The U.S. government didn't manage to stop its hideous, perverse, illegal, and unethical syphilis experiments on black prisoners at Tuskegee until 1972: thirty years on--and well-hidden. Now we have news of further U.S. government sponsored syphilis "research"--again hideous, perverse, illegal and unethical--involving intentionally infecting otherwise uninfected Guatamalan men with syphilis. Why Guatamalan? Not just because they were poor? Not just because they were not "white"? (Well, we might say, at least they weren't U.S. citizens this time.)

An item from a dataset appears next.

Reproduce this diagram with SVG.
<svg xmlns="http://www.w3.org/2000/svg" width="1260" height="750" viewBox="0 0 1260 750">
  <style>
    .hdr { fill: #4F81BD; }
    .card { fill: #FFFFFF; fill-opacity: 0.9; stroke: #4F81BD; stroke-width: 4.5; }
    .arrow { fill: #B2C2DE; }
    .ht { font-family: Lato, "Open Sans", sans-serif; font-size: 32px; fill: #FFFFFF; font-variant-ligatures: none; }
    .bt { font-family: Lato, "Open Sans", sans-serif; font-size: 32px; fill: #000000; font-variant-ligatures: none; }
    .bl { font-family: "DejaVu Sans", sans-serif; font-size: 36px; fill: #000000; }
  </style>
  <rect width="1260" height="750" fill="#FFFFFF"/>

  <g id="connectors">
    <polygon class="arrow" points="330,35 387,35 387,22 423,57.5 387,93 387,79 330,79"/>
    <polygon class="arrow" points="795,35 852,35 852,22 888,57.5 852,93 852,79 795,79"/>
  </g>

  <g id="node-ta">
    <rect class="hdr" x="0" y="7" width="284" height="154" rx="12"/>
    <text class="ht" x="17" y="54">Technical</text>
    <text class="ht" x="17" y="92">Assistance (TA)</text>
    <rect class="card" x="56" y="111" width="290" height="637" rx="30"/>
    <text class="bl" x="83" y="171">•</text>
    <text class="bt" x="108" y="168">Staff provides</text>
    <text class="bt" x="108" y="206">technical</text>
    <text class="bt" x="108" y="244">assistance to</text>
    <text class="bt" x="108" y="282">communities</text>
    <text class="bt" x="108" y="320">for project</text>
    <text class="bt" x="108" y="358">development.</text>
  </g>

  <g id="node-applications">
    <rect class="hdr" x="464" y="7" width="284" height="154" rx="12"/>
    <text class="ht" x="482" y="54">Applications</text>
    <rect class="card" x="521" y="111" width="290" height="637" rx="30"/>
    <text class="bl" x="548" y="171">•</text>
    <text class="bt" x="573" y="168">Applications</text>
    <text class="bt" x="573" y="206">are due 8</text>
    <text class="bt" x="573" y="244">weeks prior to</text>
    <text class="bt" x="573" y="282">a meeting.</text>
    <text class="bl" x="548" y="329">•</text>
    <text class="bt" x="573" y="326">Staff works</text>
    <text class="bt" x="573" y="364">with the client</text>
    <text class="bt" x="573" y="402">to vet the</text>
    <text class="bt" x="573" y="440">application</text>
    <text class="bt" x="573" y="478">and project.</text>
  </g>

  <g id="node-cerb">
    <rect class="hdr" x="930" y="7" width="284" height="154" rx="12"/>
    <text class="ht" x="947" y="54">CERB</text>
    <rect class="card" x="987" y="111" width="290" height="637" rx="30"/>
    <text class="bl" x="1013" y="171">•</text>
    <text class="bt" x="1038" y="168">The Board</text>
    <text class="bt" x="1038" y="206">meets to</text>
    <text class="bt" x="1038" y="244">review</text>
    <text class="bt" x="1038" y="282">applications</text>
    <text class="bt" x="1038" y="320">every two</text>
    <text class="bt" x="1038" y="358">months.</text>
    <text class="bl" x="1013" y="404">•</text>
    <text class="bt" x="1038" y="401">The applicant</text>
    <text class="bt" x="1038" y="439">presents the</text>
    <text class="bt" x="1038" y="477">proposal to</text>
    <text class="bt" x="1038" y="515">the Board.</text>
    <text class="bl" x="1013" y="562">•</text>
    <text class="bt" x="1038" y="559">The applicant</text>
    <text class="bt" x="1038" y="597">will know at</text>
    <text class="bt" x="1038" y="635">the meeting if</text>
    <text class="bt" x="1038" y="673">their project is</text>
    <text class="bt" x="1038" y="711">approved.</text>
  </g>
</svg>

Of, course, since the beginning of the Tuskegee experiments, the U.S. government had been spewing propaganda about medical experiments the Japanese were supposedly carrying out on prisoners. According to U.S. propaganda, this proved that the Japanese were "evil," even "sub-human," and deserved to be "exterminated." U.S. propaganda wasn't so hard on the Nazis: after all, they were only doing bad things to Jews.
Now? Well, the U.S. has its government kidnappers and murder squads all over the world, its secret "rendition" prisons and torture camps, and its illegal concentration camp at Guantanamo Bay in Cuba. And the U.S. president won't do anything to stop them. U.S. military courts absolved almost everybody in the torture crimes scandal in Iraq. The U.S. Army almost managed to keep anyone from knowing about the "kill-for-sport" soldiers in the Army's Stryker unit--but one brave young man and his father finally made these continuing war crimes public knowledge. And the U.S. government has had Bradley Manning in solitary confinement for more than four months now, at Quantico; he is the young U.S. Army soldier who heroically and honorably leaked videos of U.S. military's murders of civilians in Iraq and Afghanistan, published as "Wikilinks."
Is there anything that connects all these things? Of course there is. And there are surely more links in this chain of violence, war crimes, and constant dishonor.
The Nuremburg War Crimes trials which the U.S. ran did not punish individual Nazi soldiers. It punished leaders. Of course: and in those days U.S. President Harry Truman had a sign on his desk, "The Buck Stops Here." It's time to conduct similar trials for the U.S. leaders responsible for these recent and continuing crimes. And if the U.S. court system is compromised--contaminated--and we don't have a working democracy any more, then the World Court should do it.
Or do 10,000 nuclear weapons and a lack of any sense of honor put us above anything like law or justice?